(What is being asked): Do not include the pictures; repeat the rest of the data exactly.

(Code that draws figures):
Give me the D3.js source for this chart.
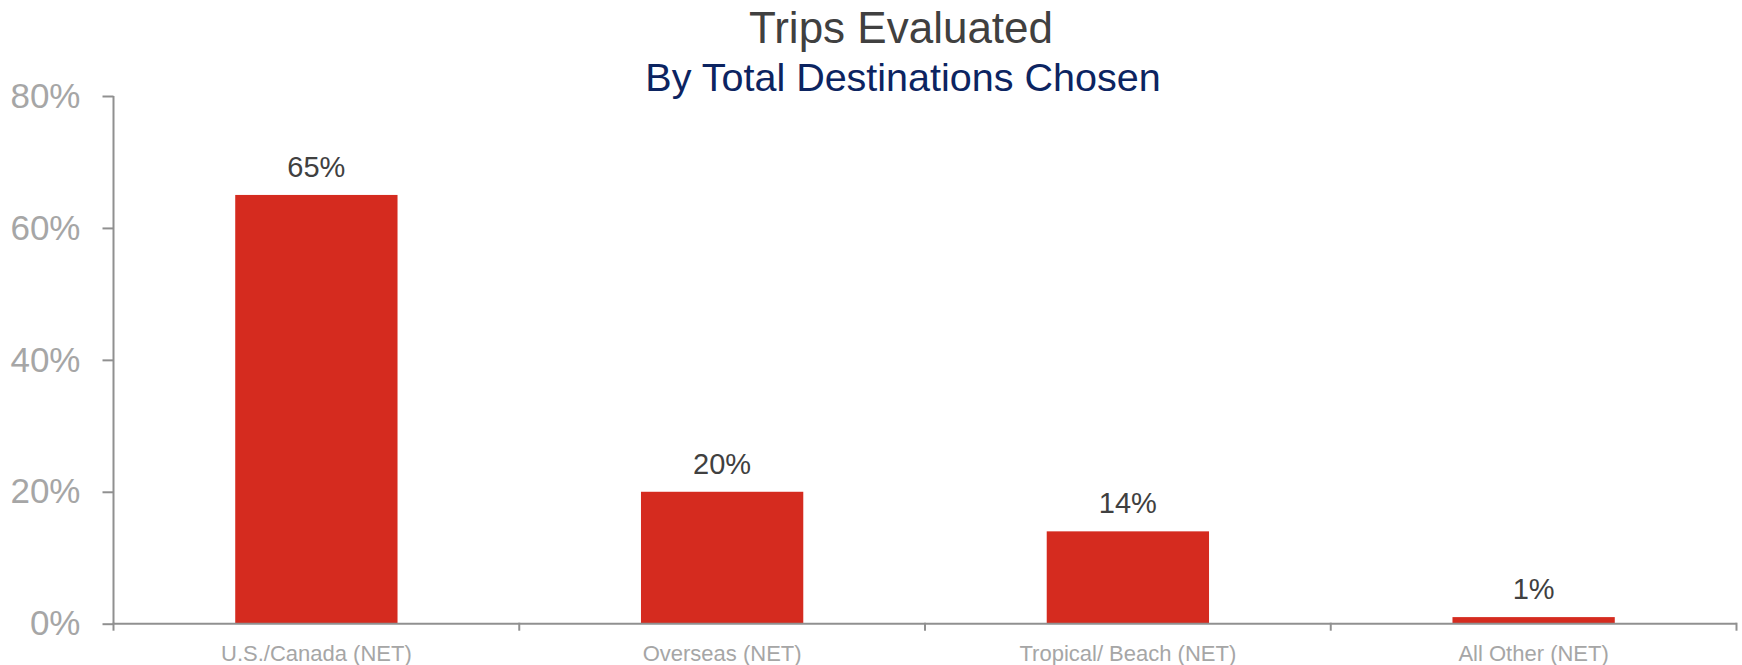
<!DOCTYPE html>
<html>
<head>
<meta charset="utf-8">
<script src="https://cdn.jsdelivr.net/npm/d3@7"></script>
<style>
  html, body { margin: 0; padding: 0; background: #ffffff; }
  svg { display: block; }
  text { font-family: "Liberation Sans", Arial, sans-serif; }
</style>
</head>
<body>
<svg id="chart" width="1742" height="665"></svg>
<script>
const categories = ["U.S./Canada (NET)", "Overseas (NET)", "Tropical/ Beach (NET)", "All Other (NET)"];
const values = [65, 20, 14, 1];
const yTicks = [0, 20, 40, 60, 80];
const title = "Trips Evaluated";
const subtitle = "By Total Destinations Chosen";

const W = 1742, H = 665;
const margin = { left: 113.5, right: 5.5, top: 96, bottom: 41.3 };
const svg = d3.select("#chart");

const x = d3.scaleBand()
  .domain(categories)
  .range([margin.left, W - margin.right])
  .paddingInner(0.6)
  .paddingOuter(0.3);

const y = d3.scaleLinear()
  .domain([0, 80])
  .range([H - margin.bottom, margin.top]);

const axisColor = "#909090";

// Bars
svg.append("g").selectAll("rect")
  .data(values)
  .join("rect")
  .attr("x", (d, i) => x(categories[i]))
  .attr("width", x.bandwidth())
  .attr("y", d => y(d))
  .attr("height", d => y(0) - y(d))
  .attr("fill", "#d52b1f");

// Value labels
svg.append("g").selectAll("text")
  .data(values)
  .join("text")
  .attr("x", (d, i) => x(categories[i]) + x.bandwidth() / 2)
  .attr("y", d => y(d) - 18)
  .attr("text-anchor", "middle")
  .attr("font-size", 29)
  .attr("fill", "#404040")
  .text(d => d + "%");

// Y axis
const yAxis = d3.axisLeft(y)
  .tickValues(yTicks)
  .tickFormat(d => d + "%")
  .tickSize(11)
  .tickPadding(22);
const gy = svg.append("g")
  .attr("transform", `translate(${margin.left},0)`)
  .call(yAxis);
gy.select(".domain").remove();
gy.append("line")
  .attr("x1", 0).attr("x2", 0)
  .attr("y1", y(80)).attr("y2", y(0))
  .attr("stroke", axisColor).attr("stroke-width", 2);
gy.selectAll(".tick line").attr("stroke", axisColor).attr("stroke-width", 2);
gy.selectAll(".tick text")
  .attr("font-size", 35)
  .attr("fill", "#a6a6a6")
  .attr("font-family", "'Liberation Sans', Arial, sans-serif");

// X axis (category boundaries as ticks)
const gx = svg.append("g")
  .attr("transform", `translate(0,${y(0)})`);
gx.append("line")
  .attr("x1", x.range()[0]).attr("x2", x.range()[1])
  .attr("y1", 0).attr("y2", 0)
  .attr("stroke", axisColor).attr("stroke-width", 2);
const step = x.step();
const boundaries = d3.range(categories.length + 1).map(i => x.range()[0] + i * (x.range()[1] - x.range()[0]) / categories.length);
gx.selectAll("line.bt")
  .data(boundaries)
  .join("line")
  .attr("class", "bt")
  .attr("x1", d => d).attr("x2", d => d)
  .attr("y1", -1).attr("y2", 7)
  .attr("stroke", axisColor).attr("stroke-width", 2);
gx.selectAll("text")
  .data(categories)
  .join("text")
  .attr("x", d => x(d) + x.bandwidth() / 2)
  .attr("y", 37)
  .attr("text-anchor", "middle")
  .attr("font-size", 22)
  .attr("fill", "#a6a6a6")
  .text(d => d);

// Titles
svg.append("text")
  .attr("x", 901).attr("y", 43)
  .attr("text-anchor", "middle")
  .attr("font-size", 44)
  .attr("fill", "#404040")
  .text(title);
svg.append("text")
  .attr("x", 903).attr("y", 91)
  .attr("text-anchor", "middle")
  .attr("font-size", 39.5)
  .attr("fill", "#0c2461")
  .text(subtitle);
</script>
</body>
</html>
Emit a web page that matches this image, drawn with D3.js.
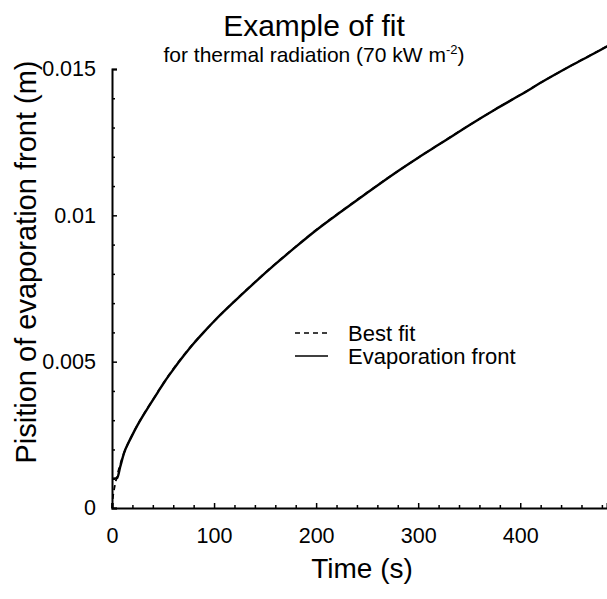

(Solution for this problem):
Give me the D3.js source for this chart.
<!DOCTYPE html>
<html>
<head>
<meta charset="utf-8">
<script src="https://cdn.jsdelivr.net/npm/d3@7"></script>
<style>
  html, body { margin: 0; padding: 0; background: #ffffff; }
  svg { display: block; }
  text { font-family: "Liberation Sans", Arial, sans-serif; }
</style>
</head>
<body>
<svg id="chart" width="1742" height="665"></svg>
<script>
const categories = ["U.S./Canada (NET)", "Overseas (NET)", "Tropical/ Beach (NET)", "All Other (NET)"];
const values = [65, 20, 14, 1];
const yTicks = [0, 20, 40, 60, 80];
const title = "Trips Evaluated";
const subtitle = "By Total Destinations Chosen";

const W = 1742, H = 665;
const margin = { left: 113.5, right: 5.5, top: 96, bottom: 41.3 };
const svg = d3.select("#chart");

const x = d3.scaleBand()
  .domain(categories)
  .range([margin.left, W - margin.right])
  .paddingInner(0.6)
  .paddingOuter(0.3);

const y = d3.scaleLinear()
  .domain([0, 80])
  .range([H - margin.bottom, margin.top]);

const axisColor = "#909090";

// Bars
svg.append("g").selectAll("rect")
  .data(values)
  .join("rect")
  .attr("x", (d, i) => x(categories[i]))
  .attr("width", x.bandwidth())
  .attr("y", d => y(d))
  .attr("height", d => y(0) - y(d))
  .attr("fill", "#d52b1f");

// Value labels
svg.append("g").selectAll("text")
  .data(values)
  .join("text")
  .attr("x", (d, i) => x(categories[i]) + x.bandwidth() / 2)
  .attr("y", d => y(d) - 18)
  .attr("text-anchor", "middle")
  .attr("font-size", 29)
  .attr("fill", "#404040")
  .text(d => d + "%");

// Y axis
const yAxis = d3.axisLeft(y)
  .tickValues(yTicks)
  .tickFormat(d => d + "%")
  .tickSize(11)
  .tickPadding(22);
const gy = svg.append("g")
  .attr("transform", `translate(${margin.left},0)`)
  .call(yAxis);
gy.select(".domain").remove();
gy.append("line")
  .attr("x1", 0).attr("x2", 0)
  .attr("y1", y(80)).attr("y2", y(0))
  .attr("stroke", axisColor).attr("stroke-width", 2);
gy.selectAll(".tick line").attr("stroke", axisColor).attr("stroke-width", 2);
gy.selectAll(".tick text")
  .attr("font-size", 35)
  .attr("fill", "#a6a6a6")
  .attr("font-family", "'Liberation Sans', Arial, sans-serif");

// X axis (category boundaries as ticks)
const gx = svg.append("g")
  .attr("transform", `translate(0,${y(0)})`);
gx.append("line")
  .attr("x1", x.range()[0]).attr("x2", x.range()[1])
  .attr("y1", 0).attr("y2", 0)
  .attr("stroke", axisColor).attr("stroke-width", 2);
const step = x.step();
const boundaries = d3.range(categories.length + 1).map(i => x.range()[0] + i * (x.range()[1] - x.range()[0]) / categories.length);
gx.selectAll("line.bt")
  .data(boundaries)
  .join("line")
  .attr("class", "bt")
  .attr("x1", d => d).attr("x2", d => d)
  .attr("y1", -1).attr("y2", 7)
  .attr("stroke", axisColor).attr("stroke-width", 2);
gx.selectAll("text")
  .data(categories)
  .join("text")
  .attr("x", d => x(d) + x.bandwidth() / 2)
  .attr("y", 37)
  .attr("text-anchor", "middle")
  .attr("font-size", 22)
  .attr("fill", "#a6a6a6")
  .text(d => d);

// Titles
svg.append("text")
  .attr("x", 901).attr("y", 43)
  .attr("text-anchor", "middle")
  .attr("font-size", 44)
  .attr("fill", "#404040")
  .text(title);
svg.append("text")
  .attr("x", 903).attr("y", 91)
  .attr("text-anchor", "middle")
  .attr("font-size", 39.5)
  .attr("fill", "#0c2461")
  .text(subtitle);
</script>
</body>
</html>
Emit a web page that matches this image, drawn with D3.js.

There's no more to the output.